SUPPLIED DATA:
================
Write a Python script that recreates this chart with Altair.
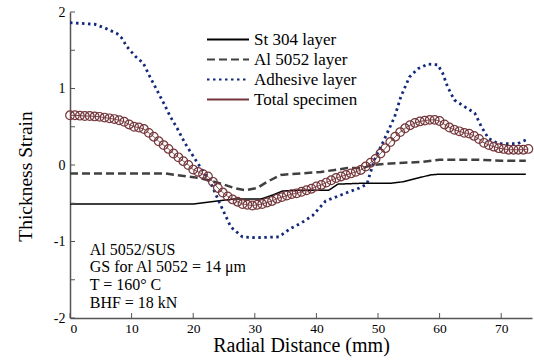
import altair as alt
import pandas as pd

# ---- data ----
st_x = [0, 20, 21, 22, 24, 26.6, 31, 33, 34.5, 37.5, 42, 43.5, 47, 52, 54, 56.5, 58.5, 60, 74]
st_y = [-0.51, -0.51, -0.50, -0.49, -0.47, -0.445, -0.445, -0.39, -0.34, -0.33, -0.33, -0.25,
        -0.24, -0.24, -0.22, -0.17, -0.13, -0.12, -0.12]

al_x = [0, 15.5, 17, 21, 24.4, 26.6, 28.5, 30.4, 32, 34.2, 37.5, 40.7, 43, 45, 47.5, 49, 52,
        57, 60, 66, 70, 74]
al_y = [-0.11, -0.11, -0.13, -0.17, -0.24, -0.30, -0.33, -0.30, -0.22, -0.13, -0.11, -0.09,
        -0.065, -0.04, -0.04, 0.0, 0.02, 0.04, 0.07, 0.07, 0.055, 0.055]

ad_x = [0, 4, 5.7, 7.6, 8.4, 9.2, 10.6, 11.9, 13, 14.1, 15.2, 16.3, 17.4, 18.7, 20.4, 22, 23.1,
        24.2, 26.1, 28, 30, 33.9, 35.8, 37.5, 39.4, 41.5, 43.4, 45, 47, 48.2, 49.4, 51, 52.7,
        53.7, 55.1, 56.5, 58.1, 59.7, 60.5, 61.3, 62.4, 64.1, 65.7, 66.8, 67.9, 69.5, 72.7, 74.1]
ad_y = [1.86, 1.84, 1.79, 1.72, 1.66, 1.55, 1.42, 1.33, 1.15, 0.98, 0.81, 0.63, 0.48, 0.28,
        0.065, -0.13, -0.28, -0.48, -0.81, -0.94, -0.95, -0.94, -0.83, -0.76, -0.66, -0.47,
        -0.41, -0.36, -0.30, -0.25, 0.065, 0.33, 0.63, 0.89, 1.15, 1.26, 1.32, 1.31, 1.2, 1.02,
        0.85, 0.76, 0.68, 0.5, 0.35, 0.28, 0.28, 0.33]

tot_x = [0, 0.8, 1.6, 2.4, 3.2, 4.0, 4.8, 5.6, 6.4, 7.2, 8.0, 8.8, 9.6, 10.4, 11.2, 12.0, 12.8,
         13.6, 14.4, 15.2, 16.0, 16.8, 17.6, 18.4, 19.2, 20.0, 20.8, 21.6, 22.4, 23.2, 24.0,
         24.8, 25.6, 26.4, 27.2, 28.0, 28.8, 29.6, 30.4, 31.2, 32.0, 32.8, 33.6, 34.4, 35.2,
         36.0, 36.8, 37.6, 38.4, 39.2, 40.0, 40.8, 41.6, 42.4, 43.2, 44.0, 44.8, 45.6, 46.4,
         47.2, 48.0, 48.8, 49.6, 50.4, 51.2, 52.0, 52.8, 53.6, 54.4, 55.2, 56.0, 56.8, 57.6,
         58.4, 59.2, 60.0, 60.8, 61.6, 62.4, 63.2, 64.0, 64.8, 65.6, 66.4, 67.2, 68.0, 68.8,
         69.6, 70.4, 71.2, 72.0, 72.8, 73.6, 74.4]
tot_y = [0.65, 0.65, 0.645, 0.64, 0.64, 0.635, 0.63, 0.62, 0.61, 0.60, 0.585, 0.565, 0.53,
         0.50, 0.49, 0.47, 0.42, 0.37, 0.31, 0.26, 0.21, 0.15, 0.10, 0.05, 0.0, -0.06, -0.09,
         -0.12, -0.15, -0.22, -0.30, -0.36, -0.41, -0.45, -0.48, -0.51, -0.52, -0.53, -0.52,
         -0.51, -0.49, -0.47, -0.44, -0.42, -0.40, -0.38, -0.37, -0.35, -0.33, -0.31, -0.28,
         -0.26, -0.23, -0.20, -0.17, -0.15, -0.13, -0.11, -0.09, -0.065, -0.02, 0.03, 0.08,
         0.15, 0.22, 0.30, 0.37, 0.43, 0.48, 0.52, 0.55, 0.57, 0.58, 0.59, 0.59, 0.575, 0.53,
         0.49, 0.46, 0.44, 0.42, 0.41, 0.38, 0.34, 0.29, 0.26, 0.24, 0.22, 0.21, 0.20, 0.20,
         0.20, 0.20, 0.21]

series_names = ["St 304 layer", "Al 5052 layer", "Adhesive layer", "Total specimen"]
series_colors = ["#000000", "#404040", "#13297a", "#74363a"]
series_dashes = [[1, 0], [8, 4], [2.5, 3.5], [1, 0]]
series_widths = [1.5, 2.5, 2.8, 1]

x_ticks = [0, 10, 20, 30, 40, 50, 60, 70]
y_ticks = [-2, -1.5, -1, -0.5, 0, 0.5, 1, 1.5, 2]

note_lines = ["Al 5052/SUS", "GS for Al 5052 = 14 μm", "T = 160° C", "BHF = 18 kN"]
note_x = [3.2, 3.2, 3.2, 3.2]
note_y = [-1.111, -1.333, -1.569, -1.804]

# ---- tables ----
rows = []
for name, xs, ys in zip(series_names, [st_x, al_x, ad_x, tot_x], [st_y, al_y, ad_y, tot_y]):
    for i, (a, b) in enumerate(zip(xs, ys)):
        rows.append({"series": name, "x": a, "y": b, "i": i})
df = pd.DataFrame(rows)
width_map = dict(zip(series_names, series_widths))
df["w"] = df["series"].map(width_map)

tot_df = df[df["series"] == "Total specimen"]
xt_df = pd.DataFrame({"t": x_ticks})
yt_df = pd.DataFrame({"t": y_ticks})
note_df = pd.DataFrame({"text": note_lines, "x": note_x, "y": note_y})

FONT = "Liberation Serif"
xscale = alt.Scale(domain=[0, 75], nice=False, zero=False)
yscale = alt.Scale(domain=[-2, 2], nice=False, zero=False)

x_enc = alt.X("x:Q", scale=xscale, title="Radial Distance (mm)",
              axis=alt.Axis(values=x_ticks, tickSize=0, labelPadding=3, grid=False,
                            labelFont=FONT, titleFont=FONT, titleFontWeight="normal",
                            titleFontSize=20, titlePadding=1, labelFontSize=13.5))
y_enc = alt.Y("y:Q", scale=yscale, title="Thickness Strain",
              axis=alt.Axis(values=y_ticks, tickSize=0, labelPadding=5, grid=False,
                            labelFont=FONT, titleFont=FONT, titleFontWeight="normal",
                            titleFontSize=19.5, titlePadding=18, titleY=164,
                            labelFontSize=14,
                            labelExpr="datum.value < 0 ? '-' + format(-datum.value, '') : format(datum.value, '')"))

lines = alt.Chart(df).mark_line(clip=True).encode(
    x=x_enc,
    y=y_enc,
    order="i:Q",
    color=alt.Color("series:N", scale=alt.Scale(domain=series_names, range=series_colors),
                    title=None,
                    legend=alt.Legend(orient="none", legendX=136, legendY=19,
                                      symbolType="stroke", symbolSize=1764,
                                      clipHeight=17, symbolStrokeWidth=2, labelFont=FONT,
                                      labelFontSize=17, labelOffset=4, rowPadding=2,
                                      labelColor="#000000")),
    strokeDash=alt.StrokeDash("series:N",
                              scale=alt.Scale(domain=series_names, range=series_dashes),
                              legend=None),
    strokeWidth=alt.StrokeWidth("w:Q", scale=None, legend=None),
)

circles = alt.Chart(tot_df).mark_point(shape="circle", filled=False, size=75,
                                       strokeWidth=1.2, color="#74363a", opacity=1).encode(
    x=alt.X("x:Q", scale=xscale),
    y=alt.Y("y:Q", scale=yscale),
)

xticks = alt.Chart(xt_df).mark_rule(color="#555555", strokeWidth=1).encode(
    x=alt.X("t:Q", scale=xscale), y=alt.value(306), y2=alt.value(301))
yticks = alt.Chart(yt_df).mark_rule(color="#555555", strokeWidth=1).encode(
    y=alt.Y("t:Q", scale=yscale), x=alt.value(0), x2=alt.value(5))

notes = alt.Chart(note_df).mark_text(align="left", baseline="middle", font=FONT,
                                     fontSize=16, color="#000000").encode(
    x=alt.X("x:Q", scale=xscale), y=alt.Y("y:Q", scale=yscale), text="text:N")

chart = alt.layer(lines, circles, xticks, yticks, notes).properties(
    width=462, height=306,
    autosize=alt.AutoSizeParams(type="none"),
    padding={"left": 70, "top": 12, "right": 2, "bottom": 42},
    background="white",
).configure(font=FONT).configure_view(stroke=None).configure_axis(
    labelFont=FONT, titleFont=FONT, titleFontWeight="normal", labelColor="#000000",
    titleColor="#000000", domainColor="#555555", domainWidth=1.5,
).configure_legend(labelFont=FONT).configure_text(font=FONT)

chart.save("out.html", embed_options={"renderer": "svg", "actions": False})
================
THE REQUEST:
Starting at the top of the listing above, please restate word for word each line up to and including the one that holds "-0.065, -0.04, -0.04, 0.0, 0.02, 0.04, 0.07, 0.07, 0.055, 0.055]", omitting every image.

FULL SOLUTION:
Write a Python script that recreates this chart with Altair.
import altair as alt
import pandas as pd

# ---- data ----
st_x = [0, 20, 21, 22, 24, 26.6, 31, 33, 34.5, 37.5, 42, 43.5, 47, 52, 54, 56.5, 58.5, 60, 74]
st_y = [-0.51, -0.51, -0.50, -0.49, -0.47, -0.445, -0.445, -0.39, -0.34, -0.33, -0.33, -0.25,
        -0.24, -0.24, -0.22, -0.17, -0.13, -0.12, -0.12]

al_x = [0, 15.5, 17, 21, 24.4, 26.6, 28.5, 30.4, 32, 34.2, 37.5, 40.7, 43, 45, 47.5, 49, 52,
        57, 60, 66, 70, 74]
al_y = [-0.11, -0.11, -0.13, -0.17, -0.24, -0.30, -0.33, -0.30, -0.22, -0.13, -0.11, -0.09,
        -0.065, -0.04, -0.04, 0.0, 0.02, 0.04, 0.07, 0.07, 0.055, 0.055]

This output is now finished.